Buy now or wait?

Discussion in 'Buying Tips and Advice' started by mojay12, Apr 13, 2013.

  1. mojay12 macrumors newbie

    Apr 13, 2013
    Hey everyone I need some advice

    I was going to buy a Apple notebook at the end of the summer in addition to the current windows notebook I have (Sony Vaio Z i7), but my Z is basically failing on me. I am a student and it is very difficult to be without a notebook, so basically I am wondering should I still wait until the summer for an update or buy now??

    I am still undecided between rMBP and MBA, but I'll just say I am using a rental chromebook from my university and really like the slim form factor, but I wouldn't want to sacrifice performance too much.

    SO, basically wondering which notebook I should get? and if I should wait or buy it now?

  2. maflynn Moderator


    Staff Member

    May 3, 2009
    If you can wait until the end of the summer then wait, if you need one now, then buy one now. Apple should hopefully have their Haswell based laptops available by the end of the summer but you never know.
  3. Yebubbleman macrumors 68030


    May 20, 2010
    Los Angeles, CA
    The MacBook Pro product release cycle tends to be 8-10 months. Case in point, the Mid 2009 MacBook Pros came out in June of 2009 and were replaced by the Mid 2010 MacBook Pros in April of 2010, which were replaced by the Early 2011 MacBook Pros in February of 2010, which were replaced by the Late 2011 MacBook Pros in October of 2010, which were replaced by the Mid 2012 MacBook Pros in June of 2012. Now, split hairs between retina and non-retina models all you want; it's obvious that the non-retina unibody design, as wonderful as it still is, is on its way out. And even then, the Mid 2012 15" Retina was replaced eight months after its release by the Early 2013 models in February.

    Long story short, MacBook Pro releases are highly predictable, with the only exceptions being things done with new design change-overs (such as not releasing the 13" and 15" retina at the same time; or keeping the non-retina design alongside the retina design for a rev cycle or two). This being said, we're two months into the Early 2013 MacBook Pro's release cycle; that makes now actually the perfect time to pull the trigger. That being said, as other posters have indicated, Haswell IS around the corner and, much like Sandy Bridge with the Early 2011 models, the bump in integrated graphics and speed will be substantial. The current retinas are really no different than their 2012 predecessors save for a 100MHz speed bump across the line. That said, if you don't care about what's ahead and you just want a computer for today, you won't hate what's out now. Nor will you feel like you bought the machines too soon.

    As for the MacBook Airs, it is statistically unlikely that they'll receive any sort of significant architectural (Haswell) bumps before the MacBook Pros.

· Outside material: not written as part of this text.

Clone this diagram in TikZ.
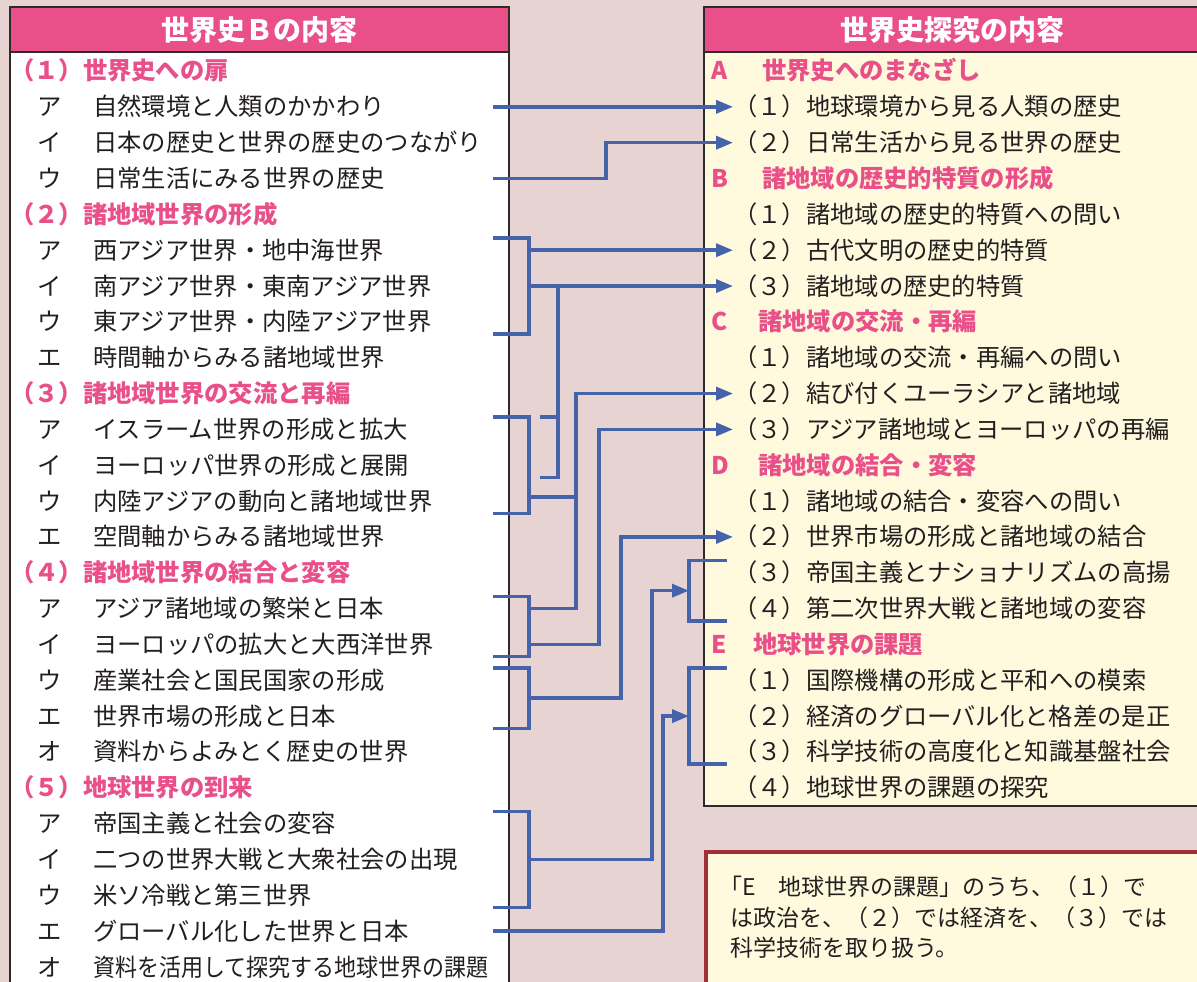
\documentclass[tikz,border=0pt]{standalone}
\usepackage{fontspec}
\setmainfont{Noto Sans CJK JP}
\usetikzlibrary{arrows.meta,calc}

\definecolor{bgpink}{HTML}{E8D3D3}
\definecolor{rose}{HTML}{E9508A}
\definecolor{cream}{HTML}{FFF9DD}
\definecolor{lineblue}{HTML}{4463AB}
\definecolor{ink}{HTML}{231F20}
\definecolor{framegray}{HTML}{2E2A2A}
\definecolor{notered}{HTML}{9E2F3B}

\tikzset{
  row/.style={anchor=west, inner sep=0pt, text height=21pt, text depth=3pt,
    font=\fontsize{24.3}{28}\selectfont, text=ink},
  head/.style={row, font=\fontsize{24.3}{28}\selectfont\bfseries, text=rose},
  title/.style={inner sep=0pt, font=\fontsize{28}{32}\selectfont\bfseries, text=white},
  frame/.style={draw=framegray, line width=2pt},
  link/.style={draw=lineblue, line width=3.5pt},
  arr/.style={link, -{Triangle[length=17pt,width=13pt]}},
}

\begin{document}
\begin{tikzpicture}[x=1pt,y=-1pt]
\clip (0,0) rectangle (1197,982);
\fill[bgpink] (0,0) rectangle (1197,982);

% boxes
\draw[frame, fill=white] (10,7) rectangle (509,995);
\draw[frame, fill=rose] (10,7) rectangle (509,52);
\draw[frame, fill=cream] (704,7) rectangle (1210,806);
\draw[frame, fill=rose] (704,7) rectangle (1210,52);
\draw[draw=notered, line width=4pt, fill=cream] (706,852) rectangle (1210,995);

\node[title] (tl) at (259.5,30) {世界史Ｂの内容};
\node[title] (tr) at (952,30) {世界史探究の内容};

% left column
\node[head] (l1) at (10,71) {（１）世界史への扉};
\node[row] (l2) at (37,106.84) {\makebox[56pt][l]{ア}自然環境と人類のかかわり};
\node[row] (l3) at (37,142.68) {\makebox[56pt][l]{イ}日本の歴史と世界の歴史のつながり};
\node[row] (l4) at (37,178.52) {\makebox[56pt][l]{ウ}日常生活にみる世界の歴史};
\node[head] (l5) at (10,214.36) {（２）諸地域世界の形成};
\node[row] (l6) at (37,250.2) {\makebox[56pt][l]{ア}西アジア世界・地中海世界};
\node[row] (l7) at (37,286.04) {\makebox[56pt][l]{イ}南アジア世界・東南アジア世界};
\node[row] (l8) at (37,321.88) {\makebox[56pt][l]{ウ}東アジア世界・内陸アジア世界};
\node[row] (l9) at (37,357.72) {\makebox[56pt][l]{エ}時間軸からみる諸地域世界};
\node[head] (l10) at (10,393.56) {（３）諸地域世界の交流と再編};
\node[row] (l11) at (37,429.4) {\makebox[56pt][l]{ア}イスラーム世界の形成と拡大};
\node[row] (l12) at (37,465.24) {\makebox[56pt][l]{イ}ヨーロッパ世界の形成と展開};
\node[row] (l13) at (37,501.08) {\makebox[56pt][l]{ウ}内陸アジアの動向と諸地域世界};
\node[row] (l14) at (37,536.92) {\makebox[56pt][l]{エ}空間軸からみる諸地域世界};
\node[head] (l15) at (10,572.76) {（４）諸地域世界の結合と変容};
\node[row] (l16) at (37,608.6) {\makebox[56pt][l]{ア}アジア諸地域の繁栄と日本};
\node[row] (l17) at (37,644.44) {\makebox[56pt][l]{イ}ヨーロッパの拡大と大西洋世界};
\node[row] (l18) at (37,680.28) {\makebox[56pt][l]{ウ}産業社会と国民国家の形成};
\node[row] (l19) at (37,716.12) {\makebox[56pt][l]{エ}世界市場の形成と日本};
\node[row] (l20) at (37,751.96) {\makebox[56pt][l]{オ}資料からよみとく歴史の世界};
\node[head] (l21) at (10,787.8) {（５）地球世界の到来};
\node[row] (l22) at (37,823.64) {\makebox[56pt][l]{ア}帝国主義と社会の変容};
\node[row] (l23) at (37,859.48) {\makebox[56pt][l]{イ}二つの世界大戦と大衆社会の出現};
\node[row] (l24) at (37,895.32) {\makebox[56pt][l]{ウ}米ソ冷戦と第三世界};
\node[row] (l25) at (37,931.16) {\makebox[56pt][l]{エ}グローバル化した世界と日本};
\node[row] (l26) at (37,967) {\makebox[56pt][l]{オ}\scalebox{0.905}[1]{資料を活用して探究する地球世界の課題}};

% right column
\node[head] (r1) at (711,71) {\makebox[51pt][l]{A}世界史へのまなざし};
\node[row] (r2) at (733,106.84) {（１）地球環境から見る人類の歴史};
\node[row] (r3) at (733,142.68) {（２）日常生活から見る世界の歴史};
\node[head] (r4) at (711,178.52) {\makebox[51pt][l]{B}諸地域の歴史的特質の形成};
\node[row] (r5) at (733,214.36) {（１）諸地域の歴史的特質への問い};
\node[row] (r6) at (733,250.2) {（２）古代文明の歴史的特質};
\node[row] (r7) at (733,286.04) {（３）諸地域の歴史的特質};
\node[head] (r8) at (711,321.88) {\makebox[47pt][l]{C}諸地域の交流・再編};
\node[row] (r9) at (733,357.72) {（１）諸地域の交流・再編への問い};
\node[row] (r10) at (733,393.56) {（２）結び付くユーラシアと諸地域};
\node[row] (r11) at (733,429.4) {（３）アジア諸地域とヨーロッパの再編};
\node[head] (r12) at (711,465.24) {\makebox[47pt][l]{D}諸地域の結合・変容};
\node[row] (r13) at (733,501.08) {（１）諸地域の結合・変容への問い};
\node[row] (r14) at (733,536.92) {（２）世界市場の形成と諸地域の結合};
\node[row] (r15) at (733,572.76) {（３）帝国主義とナショナリズムの高揚};
\node[row] (r16) at (733,608.6) {（４）第二次世界大戦と諸地域の変容};
\node[head] (r17) at (711,644.44) {\makebox[42pt][l]{E}地球世界の課題};
\node[row] (r18) at (733,680.28) {（１）国際機構の形成と平和への模索};
\node[row] (r19) at (733,716.12) {（２）経済のグローバル化と格差の是正};
\node[row] (r20) at (733,751.96) {（３）科学技術の高度化と知識基盤社会};
\node[row] (r21) at (733,787.8) {（４）地球世界の課題の探究};

% note
\node[anchor=north west, inner sep=0pt, align=left, text=ink,
  font=\fontsize{23}{30.5}\selectfont] (note) at (730,876)
  {\hspace*{-11pt}「E　地球世界の課題」のうち、（１）で\\
   は政治を、（２）では経済を、（３）では\\
   科学技術を取り扱う。};

% connector columns
\coordinate (xl) at (493,0);
\coordinate (xb) at (529,0);
\coordinate (j1) at (606,0);
\coordinate (j2s) at (540,0);
\coordinate (j2) at (558,0);
\coordinate (j3) at (576,0);
\coordinate (j4) at (599,0);
\coordinate (j5) at (621,0);
\coordinate (j6) at (652,0);
\coordinate (j7) at (663,0);
\coordinate (xr) at (689,0);
\coordinate (xre) at (727,0);

% connectors
\draw[arr] (l2 -| xl) -- (r2.west);
\draw[arr] (l4 -| xl) -| (j1 |- r3) -- (r3.west);

\draw[link] (l6.north -| xl) -| (xb |- l8.south) -- (l8.south -| xl);
\draw[arr] (xb |- r6) -- (r6.west);
\draw[arr] (xb |- r7) -- (r7.west);
\draw[link] (j2 |- r7) -- (j2 |- l12.south) -- (j2s |- l12.south);
\draw[link] (j2s |- l11.north) -- (j2 |- l11.north);

\draw[link] (l11.north -| xl) -| (xb |- l13.south) -- (l13.south -| xl);
\draw[link] ($(xb |- l13)+(0,-4)$) -- ($(j3 |- l13)+(0,-4)$);
\draw[arr] (xb |- l16) -| (j3 |- r10) -- (r10.west);

\draw[link] (l16.north -| xl) -| (xb |- l17.south) -- (l17.south -| xl);
\draw[arr] (xb |- l17) -| (j4 |- r11) -- (r11.west);

\draw[link] (l18.north -| xl) -| (xb |- l19.south) -- (l19.south -| xl);
\draw[arr] ($(xb |- l18)!.5!(xb |- l19)$) -| (j5 |- r14) -- (r14.west);

\draw[link] (xre |- r15.north) -| (xr |- r16.south) -- (xre |- r16.south);
\coordinate (m1) at ($(xr |- r15)!.5!(xr |- r16)$);
\draw[link] (l22.north -| xl) -| (xb |- l24.south) -- (l24.south -| xl);
\draw[arr] (xb |- l23) -| (j6 |- m1) -- (m1);

\draw[link] (xre |- r18.north) -| (xr |- r20.south) -- (xre |- r20.south);
\draw[arr] (l25 -| xl) -| (j7 |- r19) -- (xr |- r19);
\end{tikzpicture}
\end{document}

Apple has, as of late, been putting out mid-chip-cycle bumps to the MacBook Pro line to adhere to the 8-10 month cycle even if there's really nothing to update the machines with. Whereas they tend to not feel the need to do the same with the MacBook Airs. Perhaps, given the MacBook Pro being a slightly more high-profile product, they wish to keep it more current to appease public scrutiny. With the Air, with no Haswell there's really nothing to change in the Air until that time comes (and no, Apple's not putting in retina at this point).